Разговора не получилось, Протопопов гордо ушел, преисполненный решимости защищать мундир и царя, а Милюков в своей речи до отказа использовал случайную встречу Протопопова с германским банкиром Варбургом в Стокгольме во время той же поездки думской делегации в Европу.
Помимо нападок в Думе-за речью Милюкова последовали не менее ожесточенные выступления Шульгина и других—члены императорского дома высказали решительное недовольство царю сложившимся положением. Рев Думы при упоминании имени Штюрмера подействовал на нервы царицы. Она советует Николаю II дать Штюрмеру отпуск, ибо он «играет роль красной тряпки в этом доме умалишенных». Царь согласился: «Все эти дни я только и думал о старике Шт. Он, как ты верно заметила является красной тряпкой не только для Думы, но и для всей страны, увы».
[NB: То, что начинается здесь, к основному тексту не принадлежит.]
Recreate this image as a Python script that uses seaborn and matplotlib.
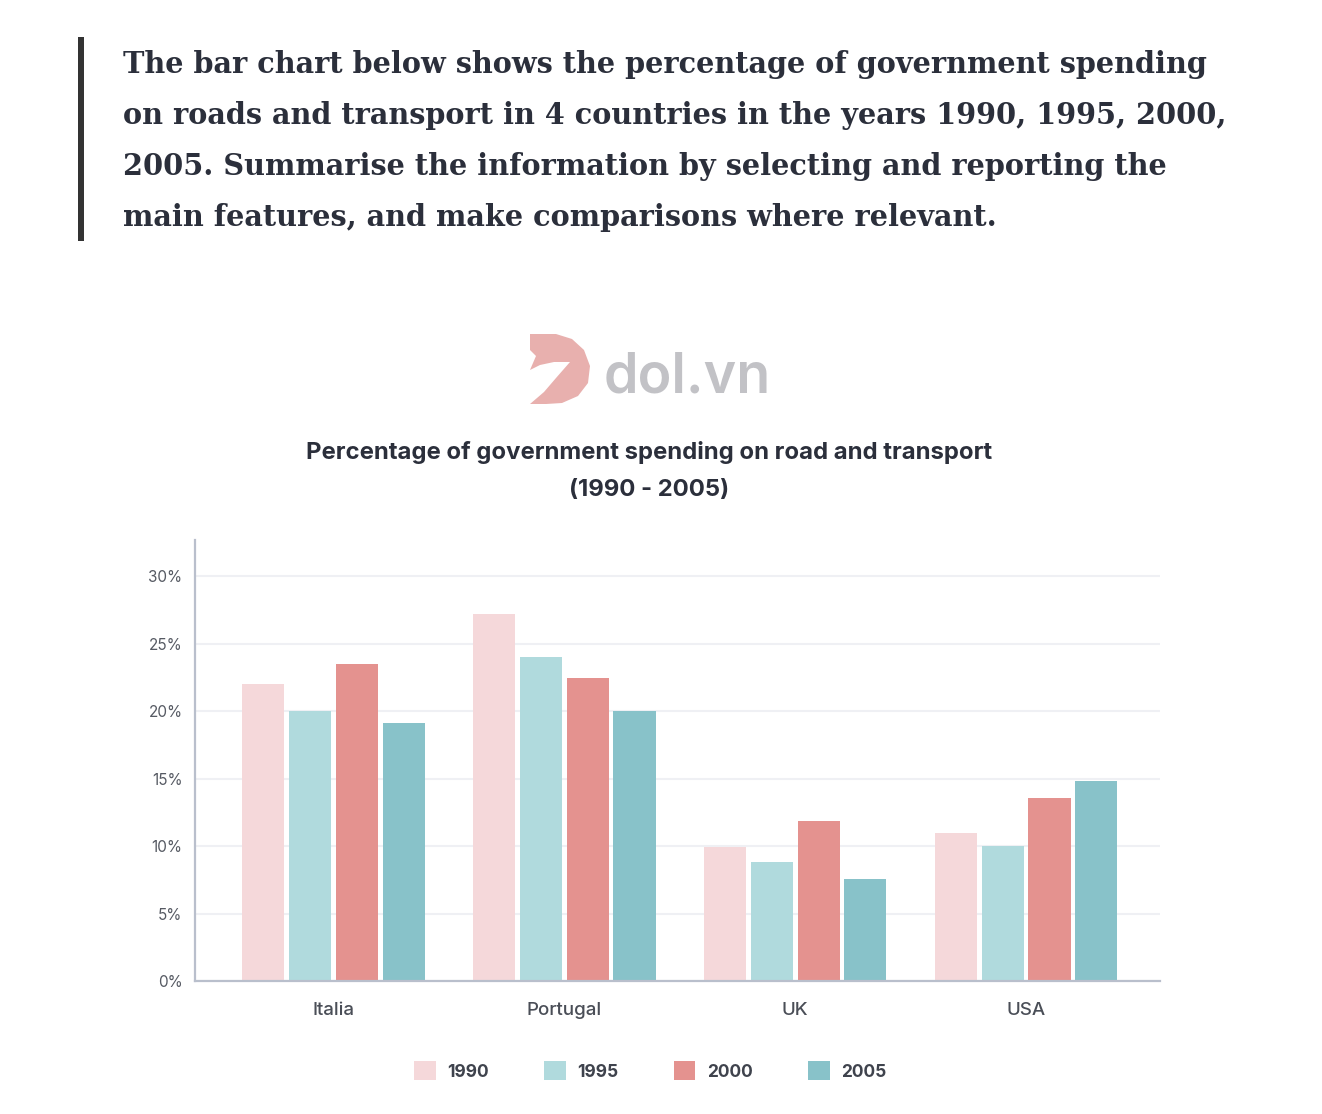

Штюрмер попытался оборониться, подав на Милюкова в суд, а Николаю II представив три всеподданнейших доклада. Напрасно. 9 ноября вызванный в Могилев Штюрмер выслушал царскую волю — в отставку. Премьером стал министр путей сообщения А.Ф.Трепов. Он попытался укрепить положение правительства, сделав уступки правому крылу оппозиции. Но в Думе уже связали себе руки: минимальное требование – отставка Протопопова. Маневр не удался — императрица горой встала за Протопопова, креатуру Распутина.
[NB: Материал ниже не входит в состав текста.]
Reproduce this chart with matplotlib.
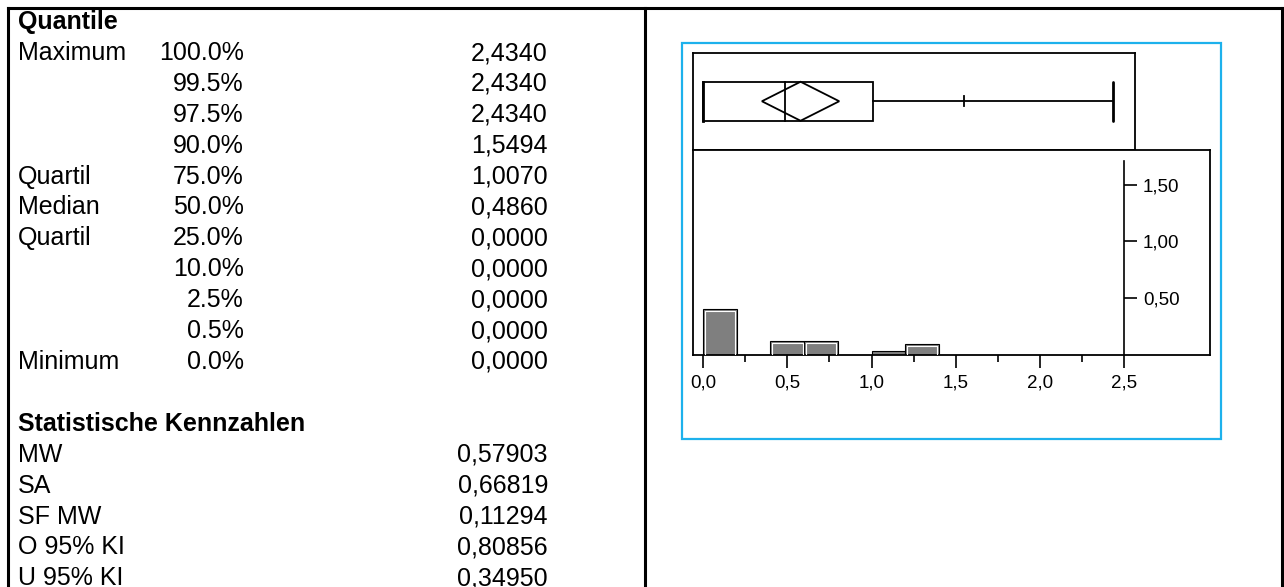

Она пишет царю: «Помни, что дело не в Протоп. или х.у. z. Это вопрос о монархии и твоем престиже, которые не должны быть поколеблены во время сессии Думы. Не думай, что на этом одном кончится: они по одному удалят всех тех, кто тебе предан, а затем и нас самих… Снова повторяю, что тут дело не в Протоп., а в том, чтоб ты был тверд и не уступал — царь правит, а не Дума». Источник вдохновения царица не скрыла она вразумляет супруга: «Ах, милый, я так горячо молю Бога, чтобы Он просветил тебя, что в Нем наше спасение: не будь Его здесь, не знаю, что бы было с нами. Он спасает нас своими молитвами, мудрыми советами. Он — наша опора и помощь». Тот, о котором упоминали с большой буквы, Распутин, телеграфирует в Ставку: «Ваш корабль, и никто не имеет власти на него сести» и т.д. Протопопов был утвержден министром внутренних дел.